Opis treści
Ze słowa wstępnego autorstwa Krzysztofa Rudowskiego:
Myszy mi zjadły popiele – to zaskakujący zbiór krótkich form poetyckich. Właściwie bardzo krótkich; tak krótkich, że po przeczytaniu zaledwie kilku z nich ogarnia nas zdumienie, iż w tak małej objętości znajdujemy tak wiele treści.
(…)
Czy można w jakiś sposób zakwalifikować te krótkie formy poetyckie? Mimo iż skłaniałbym się nazwać je aforyzmami, autorka trzyma się w swoich utworach pięciowersowej formy jak w limeryku, choć ze wszystkich elementów charakteryzujących limeryk, poza liczbą wersów, pozostaje tu właściwie tylko jeden, za to bardzo istotny – absurdalny dowcip słowny, który jest naprawdę najwyższych lotów.

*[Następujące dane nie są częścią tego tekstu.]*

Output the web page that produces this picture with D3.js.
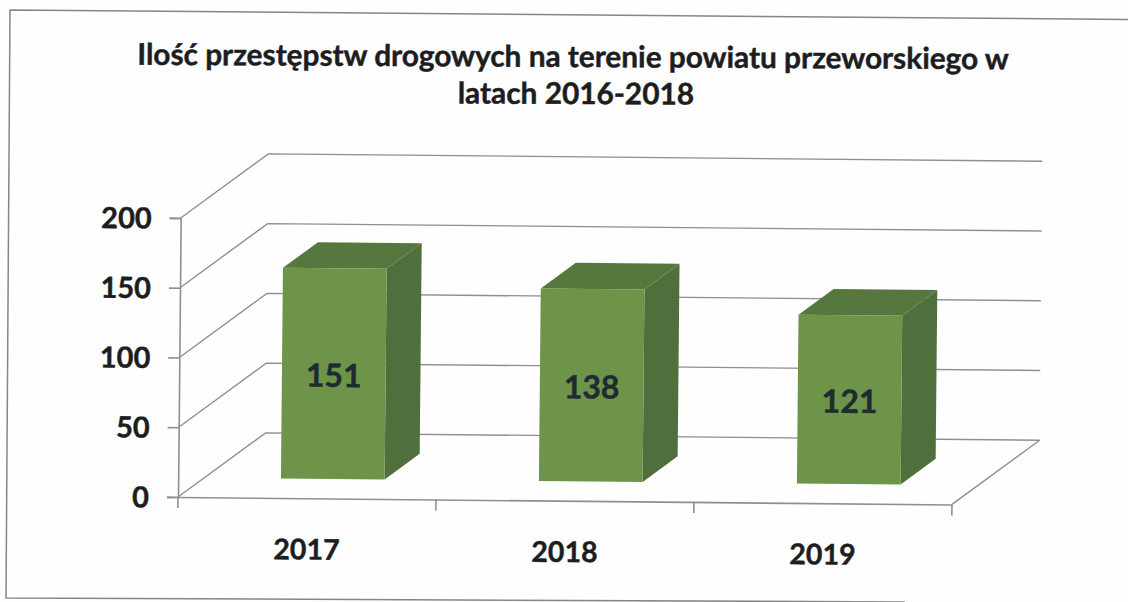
<!DOCTYPE html>
<html><head><meta charset="utf-8">
<script src="https://cdn.jsdelivr.net/npm/d3@7"></script>
<style>html,body{margin:0;padding:0;background:#fefefe}svg{display:block}text{font-family:Lato,"Open Sans",sans-serif;font-weight:700;fill:#1d1d1f;stroke:#1d1d1f;stroke-width:0.45px}</style>
</head><body><svg id="c" width="1128" height="602"></svg>
<script>
const titleLines = ["Ilość przestępstw drogowych na terenie powiatu przeworskiego w", "latach 2016-2018"];
const categories = ["2017", "2018", "2019"];
const values = [151, 138, 121];
const yTicks = [0, 50, 100, 150, 200];

const svg = d3.select("#c");
// frame of the page scan
svg.append("path").attr("d", "M1128,19.5 L10,10 L6,598 L905,602").attr("stroke", "#86868a").attr("stroke-width", 1.5).attr("fill", "none");

const g = svg.append("g").attr("transform", "translate(178,497) rotate(0.55)");
const W = 774, H = 279, DX = 87, DY = -65;
const x = d3.scaleBand().domain(categories).range([0, W]);
const y = d3.scaleLinear().domain([0, 200]).range([0, -H]);
const line = d3.line();
const grid = "#8e8e96";

// gridlines: wall + left side
g.selectAll("path.grid").data(yTicks).join("path").attr("class", "grid")
  .attr("d", v => line([[0, y(v)], [DX, y(v) + DY], [W + DX, y(v) + DY]]))
  .attr("fill", "none").attr("stroke", grid).attr("stroke-width", 1.4);
// floor right edge
g.append("path").attr("d", line([[W, 0], [W + DX, DY]])).attr("fill", "none").attr("stroke", grid).attr("stroke-width", 1.4);

// axes
const yAxis = d3.axisLeft(y).tickValues(yTicks).tickSize(11).tickPadding(18);
const xAxis = d3.axisBottom(x).tickSize(0).tickPadding(41);
const ya = g.append("g").call(yAxis);
const xa = g.append("g").call(xAxis);
[ya, xa].forEach(a => { a.select(".domain").attr("stroke", grid).attr("stroke-width", 1.6); a.selectAll(".tick line").attr("stroke", grid).attr("stroke-width", 1.6); });
ya.selectAll("text").style("font-size", "29px").attr("dy", "0.35em").attr("fill", null);
xa.selectAll("text").style("font-size", "28.5px").attr("fill", null);
xa.selectAll("line.edge").data(d3.range(categories.length + 1)).join("line").attr("class", "edge")
  .attr("x1", i => i * x.step()).attr("x2", i => i * x.step()).attr("y1", 0).attr("y2", 11)
  .attr("stroke", grid).attr("stroke-width", 1.6);

// 3D bars
const t0 = 0.30, t1 = 0.70, widthFrac = 0.402;
const bw = x.bandwidth() * widthFrac;
const bars = g.selectAll("g.bar").data(categories.map((c, i) => ({ c, v: values[i] }))).join("g").attr("class", "bar");
const X0 = d => x(d.c) + (x.bandwidth() - bw) / 2 + DX * t0 - 0.5;
const BY = DY * t0, dd = [DX * (t1 - t0), DY * (t1 - t0)];
bars.append("path").attr("fill", "#4f6f3d")
  .attr("d", d => line([[X0(d) + bw, BY], [X0(d) + bw + dd[0], BY + dd[1]], [X0(d) + bw + dd[0], BY + dd[1] + y(d.v)], [X0(d) + bw, BY + y(d.v)]]) + "Z");
bars.append("path").attr("fill", "#56773d")
  .attr("d", d => line([[X0(d), BY + y(d.v)], [X0(d) + dd[0], BY + dd[1] + y(d.v)], [X0(d) + bw + dd[0], BY + dd[1] + y(d.v)], [X0(d) + bw, BY + y(d.v)]]) + "Z");
bars.append("rect").attr("fill", "#6d9448")
  .attr("x", d => X0(d)).attr("y", d => BY + y(d.v)).attr("width", bw).attr("height", d => -y(d.v));
bars.append("text").attr("x", d => X0(d) + bw / 2).attr("y", d => BY + y(d.v) / 2 + 5)
  .attr("text-anchor", "middle").attr("dominant-baseline", "middle").style("font-size", "32px").style("fill", "#1f2a33").style("stroke", "#1f2a33").text(d => d.v);

// title
const tg = svg.append("g").attr("transform", "rotate(0.3 573 75)");
tg.selectAll("text").data(titleLines).join("text").attr("x", (d, i) => i ? 576 : 573).attr("y", (d, i) => i ? 104 : 67)
  .attr("text-anchor", "middle").style("font-size", "29.8px").text(d => d);
</script></body></html>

(…) zbiór tekstów Agnieszki Smugłej jest autonomiczny i tak szczególny, że wystarczy jeden wiersz, by rozpoznać, kto jest jego autorką. Autorką, której miniatury poetyckie wielokrotnie trafiały na fasadę budynku w ramach oryginalnej inicjatywy – trwającej od ponad dwudziestu lat – Wiersze na murach. Z jakiegoś powodu to właśnie jej utwory wyświetlano bardzo często na ścianie szacownej krakowskiej kamienicy. I nie mam wątpliwości, że zatrzymywały każdego, kto w porze wieczornej i nocnej szedł ulicą Bracką.